TASK DETAILS
Which lines hold the word "with"? Copy each one.

RECORDS SUPPLIED
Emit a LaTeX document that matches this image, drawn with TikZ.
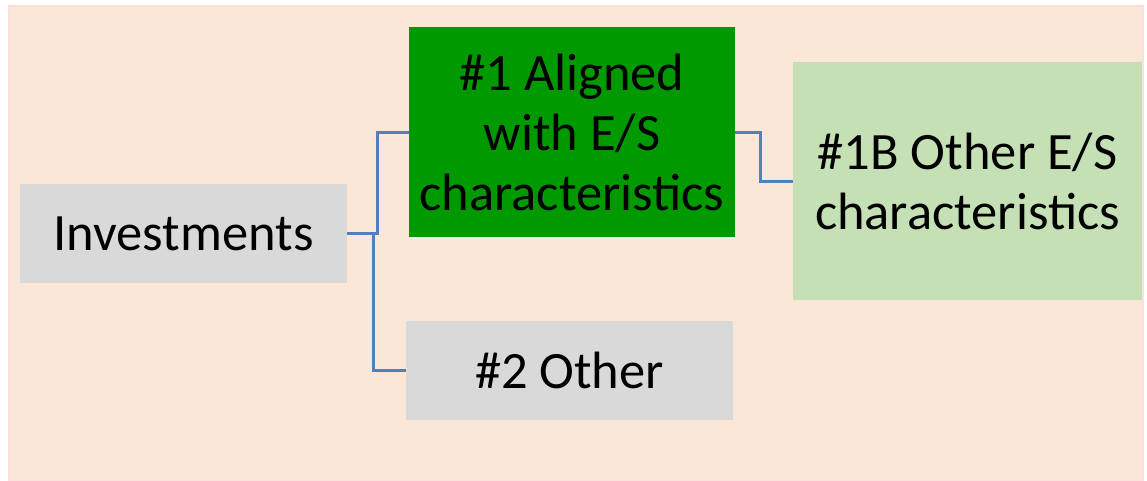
\documentclass[tikz,border=0pt]{standalone}
\usepackage{fontspec}
\setmainfont{Carlito}
\definecolor{peach}{HTML}{FBE7D7}
\definecolor{peachedge}{HTML}{FBE0DC}
\definecolor{boxgray}{HTML}{D9D9D9}
\definecolor{darkgreen}{HTML}{009900}
\definecolor{lightgreen}{HTML}{C5E0B4}
\definecolor{linkblue}{HTML}{4F81BD}
\begin{document}
\begin{tikzpicture}[x=1pt,y=1pt,
  box/.style={inner sep=0pt, align=center, font=\fontsize{52.5}{60}\selectfont, text=black},
  link/.style={draw=linkblue, line width=3pt}]
\useasboundingbox (0,0) rectangle (1147,-480);
\fill[white] (0,0) rectangle (1147,-480);
\filldraw[fill=peach, draw=peachedge, line width=1.5pt] (9,-6) rectangle (1143,-481);
\node[box, fill=boxgray, minimum width=327pt, minimum height=99pt] (inv) at (183.5,-233.5) {Investments};
\node[box, fill=darkgreen, minimum width=326pt, minimum height=210pt] (a1) at (572,-132) {\#1 Aligned\\with E/S\\characteristics};
\node[box, fill=boxgray, minimum width=327pt, minimum height=99pt] (o2) at (569.5,-370.5) {\#2 Other};
\node[box, fill=lightgreen, minimum width=349pt, minimum height=238pt] (b1) at (967.5,-181) {\#1B Other E/S\\characteristics};
\coordinate (j1) at (377,-233.5);
\coordinate (j2) at (373,-233.5);
\coordinate (j3) at (760,-132);
\draw[link] (inv.east) -- (j1) |- (a1.west);
\draw[link] (inv.east) -- (j2) |- (o2.west);
\draw[link] (a1.east) -- (j3) |- (b1.west);
\end{tikzpicture}
\end{document}
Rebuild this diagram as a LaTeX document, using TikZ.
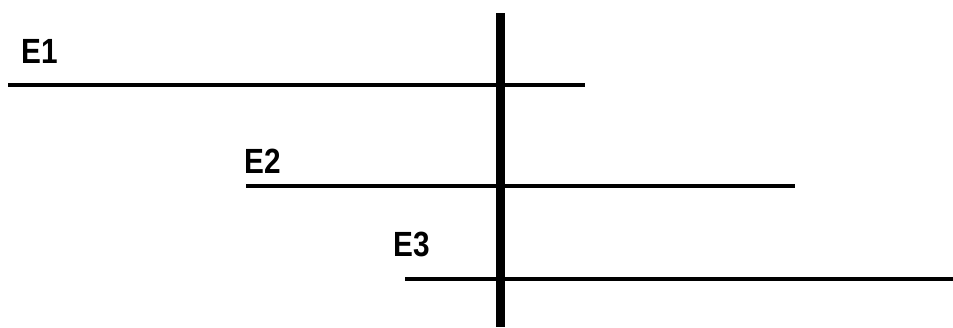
\documentclass[tikz,border=0pt]{standalone}
\usepackage{fontspec}
\setmainfont{Liberation Sans}
\newfontfamily\labfont[FakeStretch=0.85]{Liberation Sans}
\begin{document}
\begin{tikzpicture}[x=1pt,y=-1pt,
  hline/.style={line width=3.6pt},
  vline/.style={line width=9pt},
  lab/.style={inner sep=0pt,anchor=base west,font=\labfont\bfseries\fontsize{35}{40}\selectfont}]
\useasboundingbox (0,0) rectangle (953,327);
\node[lab] (e1) at (21,63) {E1};
\node[lab] (e2) at (244,173) {E2};
\node[lab] (e3) at (393,256) {E3};
\coordinate (a1) at (8,85);
\coordinate (b1) at (585,85);
\coordinate (a2) at (246,186);
\coordinate (b2) at (795,186);
\coordinate (a3) at (405,279);
\coordinate (b3) at (953,279);
\coordinate (vt) at (500.5,13);
\coordinate (vb) at (500.5,327);
\draw[hline] (a1) -- (b1);
\draw[hline] (a2) -- (b2);
\draw[hline] (a3) -- (b3);
\draw[vline] (vt) -- (vb);
\end{tikzpicture}
\end{document}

TASK RESULT
Emit a LaTeX document that matches this image, drawn with TikZ.
\node[box, fill=darkgreen, minimum width=326pt, minimum height=210pt] (a1) at (572,-132) {\#1 Aligned\\with E/S\\characteristics};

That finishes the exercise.